By Luis Brizuela and Jorge Luis Baños
TAGUASCO, Cuba, Dec 12 2023 – The combined use of clean energies allows Finca del Medio, a farm in central Cuba, to practice a unique system of family farming production that guarantees self-sufficiency based on permaculture, agroecology and care of the environment.
For three decades, 65-year-old farmer José Antonio Casimiro and his family have been applying innovations to take advantage of the solar, wind, hydraulic and biomass potential on their 13-hectare farm in the municipality of Taguasco in the central Cuban province of Sancti Spíritus.
Casimiro and his wife Mileidy Rodríguez, also 65, settled in 1993 with their children Leidy and José Antonio – Chavely was born a year later – on their paternal grandparents’ farm and began working to reverse the deterioration of the infrastructure and soil erosion.
The family, who live on the farm except for the eldest daughter, is currently self-sufficient in rice, beans, tubers, vegetables, milk, eggs, honey, meat, fish and fruit. Of the basic foodstuffs, they only have to buy sugar and salt, and the surplus they produce is sold in surrounding areas.
They also promote education and awareness-raising on good agricultural and environmental practices, on the social networks.
At Finca del Medio, a number of daily processes are supported by clean sources such as electricity generation, lighting, water supply, irrigation and water heating, as well as cooking, dehydration and drying of foods, and baking and refrigeration of food.
The farmer commented that the farm produces the equivalent of about 20 kilowatt hours (kWh) from a combination of multiple technologies and innovations that utilize the potential of clean energy sources.
If only conventional electricity were used for their activities, it would cost them around 10,000 pesos (83 dollars) per month, he said.
Their 28 solar panels, which produce about 8 kWh, increased the power for water collection, irrigation and supply, while three solar heaters ensure hot water for domestic needs such as bathing.
The hydraulic ram uses the water pressure itself as the only energy to extract it from a dam with a capacity of 55,000 cubic meters, pipe it to a tank at the highest part of the farm, and from there the slope is used for irrigation by gravity, or to fill the animals’ water troughs.

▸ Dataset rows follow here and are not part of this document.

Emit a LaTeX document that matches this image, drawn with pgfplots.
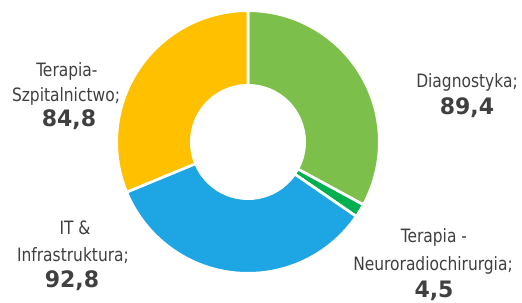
\documentclass[border=0pt]{standalone}
\usepackage{pgfplots}
\pgfplotsset{compat=1.18}
\usepackage{pgfplotstable}
\usepackage{fontspec}
\setmainfont{DejaVu Sans}
\newfontfamily\condfont[FakeStretch=0.935]{DejaVu Sans Condensed}
\newfontfamily\valfont[FakeStretch=0.97]{DejaVu Sans}
\definecolor{cGreen}{HTML}{7CC04B}
\definecolor{cDkGreen}{HTML}{00B050}
\definecolor{cBlue}{HTML}{1EA5E3}
\definecolor{cYellow}{HTML}{FFC000}
\definecolor{tgray}{HTML}{404040}
\pgfplotstableread[col sep=comma]{
name,value,color
Diagnostyka,89.4,cGreen
Neuro,4.5,cDkGreen
IT,92.8,cBlue
Szpital,84.8,cYellow
}\piedata
\begin{document}
\begin{tikzpicture}
\def\total{0}
\pgfplotsforeachungrouped \i in {0,...,3}{%
  \pgfplotstablegetelem{\i}{value}\of\piedata
  \pgfmathsetmacro\total{\total+\pgfplotsretval}}
\begin{axis}[x=0.75pt,y=0.75pt,xmin=0,xmax=522,ymin=0,ymax=303,
  hide axis,clip=false]
\path (axis cs:0,0) rectangle (axis cs:522,303);
\def\cumul{0}
\pgfplotsforeachungrouped \i in {0,...,3}{%
  \pgfplotstablegetelem{\i}{value}\of\piedata
  \let\sliceval\pgfplotsretval
  \pgfplotstablegetelem{\i}{color}\of\piedata
  \let\slicecol\pgfplotsretval
  \pgfmathsetmacro\aS{90-360*(\cumul/\total)}
  \pgfmathsetmacro\cumul{\cumul+\sliceval}
  \pgfmathsetmacro\aE{90-360*(\cumul/\total)}
  \edef\temp{\noexpand\fill[\slicecol, draw=white, line width=2pt, line join=miter]
    (axis cs:248,161) ++(\aS:98.5pt) arc[start angle=\aS, end angle=\aE, radius=98.5pt]
    -- ([shift={(\aE:42.5pt)}]axis cs:248,161)
    arc[start angle=\aE, end angle=\aS, radius=42.5pt] -- cycle;}
  \temp
}
\tikzset{lab/.style={anchor=base, inner sep=0pt, text=tgray, font=\condfont\fontsize{13.8}{16}\selectfont},
  val/.style={anchor=base, inner sep=0pt, text=tgray, font=\valfont\fontsize{17}{20}\selectfont\bfseries}}
\node[lab] at (axis cs:467,215) {Diagnostyka;};
\node[val] at (axis cs:467,188) {89,4};
\node[lab] at (axis cs:67,226) {Terapia-};
\node[lab] at (axis cs:66,201.3) {Szpitalnictwo;};
\node[val] at (axis cs:69,176) {84,8};
\node[lab] at (axis cs:434,60) {Terapia -};
\node[lab] at (axis cs:433,32) {Neuroradiochirurgia;};
\node[val] at (axis cs:434,5) {4,5};
\node[lab] at (axis cs:75,68) {IT \&};
\node[lab] at (axis cs:73,41.3) {Infrastruktura;};
\node[val] at (axis cs:72,15) {92,8};
\end{axis}
\end{tikzpicture}
\end{document}
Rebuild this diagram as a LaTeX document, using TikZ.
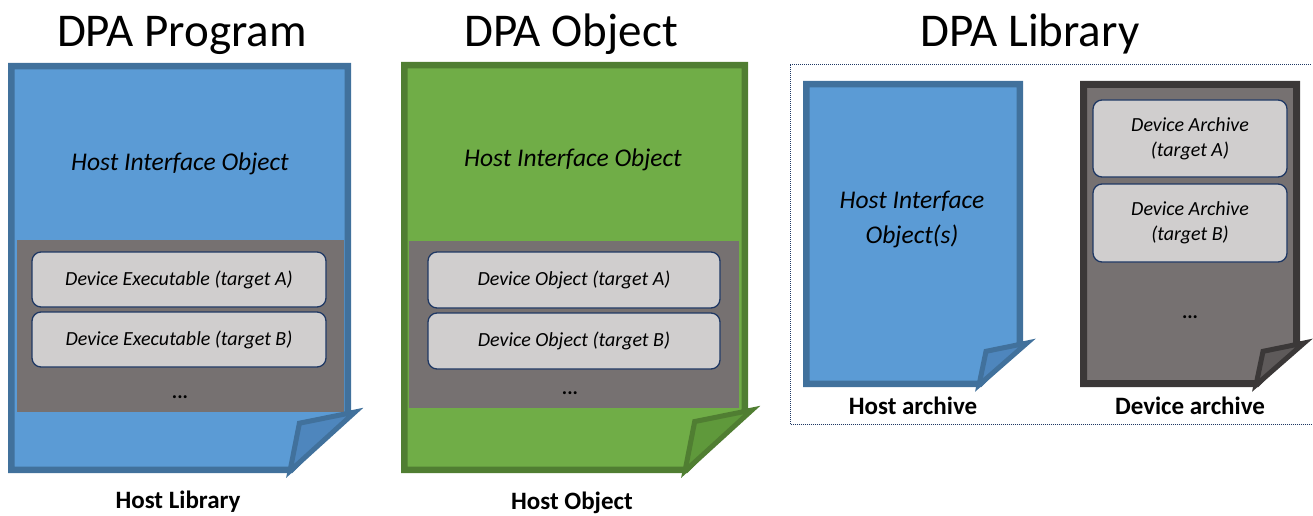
\documentclass[tikz,border=0pt]{standalone}
\usepackage{fontspec}
\setmainfont{Carlito}
\begin{document}
\begin{tikzpicture}[x=1pt,y=-1pt,
  title/.style={font=\fontsize{47}{50}\selectfont, anchor=base, inner sep=0},
  label/.style={font=\bfseries\fontsize{25}{28}\selectfont, inner sep=0},
  hio/.style={font=\itshape\fontsize{25.5}{35}\selectfont, align=center, inner sep=0},
  devbox/.style={draw=navy, line width=1.3pt, fill=boxgray, rounded corners=9pt,
    font=\itshape\fontsize{20}{25}\selectfont, align=center, inner sep=0},
  dots/.style={font=\bfseries\fontsize{20}{24}\selectfont, inner sep=0, anchor=base},
  bluepage/.style={fill=pblue, draw=pblueline, line width=6.5pt, line join=miter},
  blueflap/.style={fill=pblueflap, draw=pblueline, line width=5pt, line join=miter},
  greenpage/.style={fill=pgreen, draw=pgreenline, line width=6.5pt, line join=miter},
  greenflap/.style={fill=pgreenflap, draw=pgreenline, line width=5pt, line join=miter},
  graypage/.style={fill=pgray, draw=pgrayline, line width=7pt, line join=miter},
  grayflap/.style={fill=pgrayflap, draw=pgrayline, line width=5pt, line join=miter},
  panel/.style={fill=pgray},
  frame/.style={draw=navy, line width=1pt, dash pattern=on 1pt off 1pt}
]
\definecolor{pblue}{HTML}{5B9BD5}
\definecolor{pblueline}{HTML}{41719C}
\definecolor{pblueflap}{HTML}{4E86BD}
\definecolor{pgreen}{HTML}{70AD47}
\definecolor{pgreenline}{HTML}{507E32}
\definecolor{pgreenflap}{HTML}{5F993B}
\definecolor{pgray}{HTML}{767171}
\definecolor{pgrayline}{HTML}{3B3838}
\definecolor{pgrayflap}{HTML}{5E5A5A}
\definecolor{boxgray}{HTML}{D0CECE}
\definecolor{navy}{HTML}{1F3864}

% page with a folded lower-right corner:
% #1 page style, #2 unused, #3 left, #4 top, #5 right, #6 bottom, #7 fold size, #8 half line width
\newcommand\DocPage[8]{%
  \path[#1] ({#3+#8},{#4+#8}) -- ({#5-#8},{#4+#8}) -- ({#5-#8},{#6-#7}) --
    ({#5-#7},{#6-#8}) -- ({#3+#8},{#6-#8}) -- cycle;
}
% the turned-up corner: #1 style, #2 right, #3 bottom, #4 fold size
\newcommand\DocFlap[5]{%
  \path[#1] ({#2-0.86*#4},{#3-0.83*#4}) -- ({#2+4},{#3-#4-1}) -- ({#2-#4-1},{#3-2}) -- cycle;
}

\useasboundingbox (0,0) rectangle (1313,516);

% ---------- DPA Program ----------
\node[title] (t1) at (182,47) {DPA Program};
\DocPage{bluepage}{}{8}{63}{351}{473}{60}{3.25}
\fill[panel] (17,240) rectangle (344,412);
\DocFlap{blueflap}{351}{473}{60}{}
\node[hio] (h1) at (180,164) {Host Interface Object};
\node[devbox, minimum width=294pt, minimum height=55pt] (e1) at (179,279.5) {Device Executable (target A)};
\node[devbox, minimum width=294pt, minimum height=55pt] (e2) at (179,339.5) {Device Executable (target B)};
\node[dots] (d1) at (180,398) {...};
\node[label] (l1) at (178,502) {Host Library};

% ---------- DPA Object ----------
\node[title] (t2) at (571,47) {DPA Object};
\DocPage{greenpage}{}{401}{62}{748}{473}{62}{3.25}
\fill[panel] (408.5,241) rectangle (739,408);
\DocFlap{greenflap}{748}{473}{62}{}
\node[hio] (h2) at (573,160) {Host Interface Object};
\node[devbox, minimum width=292pt, minimum height=56pt] (o1) at (574,280) {Device Object (target A)};
\node[devbox, minimum width=292pt, minimum height=56pt] (o2) at (574,341) {Device Object (target B)};
\node[dots] (d2) at (570,394) {...};
\node[label] (l2) at (572,503) {Host Object};

% ---------- DPA Library ----------
\node[title] (t3) at (1030,47) {DPA Library};
\draw[frame] (790,65) -- (1312,65);
\draw[frame] (790,65) -- (790,424.5) -- (1312,424.5);

\DocPage{bluepage}{}{803}{81}{1023}{387}{43}{3.25}
\DocFlap{blueflap}{1023}{387}{43}{}
\node[hio] (h3) at (912,219) {Host Interface\\Object(s)};
\node[label] (l3) at (913,406) {Host archive};

\DocPage{graypage}{}{1080}{81}{1300}{387}{43}{3.5}
\DocFlap{grayflap}{1300}{387}{43}{}
\node[devbox, minimum width=194pt, minimum height=77pt] (a1) at (1190,138.5) {Device Archive\\(target A)};
\node[devbox, minimum width=194pt, minimum height=78pt] (a2) at (1190,223) {Device Archive\\(target B)};
\node[dots] (d3) at (1190,318) {...};
\node[label] (l4) at (1190,406) {Device archive};
\end{tikzpicture}
\end{document}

Next to the kitchen, two fixed-dome biodigesters provide biogas, obtained from the anaerobic decomposition of animal manure, crop waste and even household sewage.
Due to a decrease in the amount of manure, only one of the biodigesters is operating, which provides about seven meters of biogas per day, enough for cooking, baking and dehydrating food.
The innovative family devised a mechanism to extract – without emptying the pond of water or stopping biogas production – from the bottom the solids used as biofertilizers, as well as hundreds of liters of effluent for fertigation (a combination of organic fertilizers and water) of the crops, by gravity.
The installation of the biodigesters, the solar panels and one of the solar heaters was supported by the Swiss Agency for Development and Cooperation (Cosude) and the Indio Hatuey Experimental Station of Pastures and Forages through its Biomass-Cuba project, Casimiro said.
The agro-ecological innovator also highlighted the link with other scientific institutions such as the Integrated Center for Appropriate Technologies, in the central province of Camagüey, which is focused on offering solutions to the needs of water supply and environmental sanitation, and played an essential role in the installation of the hydraulic ram.
The family also has two windmills and an efficient stove that uses firewood, coconut shells and other waste to cook food, dehydrate fruits and spices, heat water and treat meats for preservation.
Casimiro is in favor of incorporating renewable energy sources into agricultural processes. But in his opinion, “More incentives, better policies and financial support are needed so that farming families have sufficient energy for their work and can improve the comfort of their homes and quality of life.”
Clean sources account for only five percent of electricity generation in this Caribbean archipelago of 11 million inhabitants.
The government considers it a matter of national security to modify the national energy mix, which is highly dependent on fossil fuel imports and hit by cyclical energy deficits.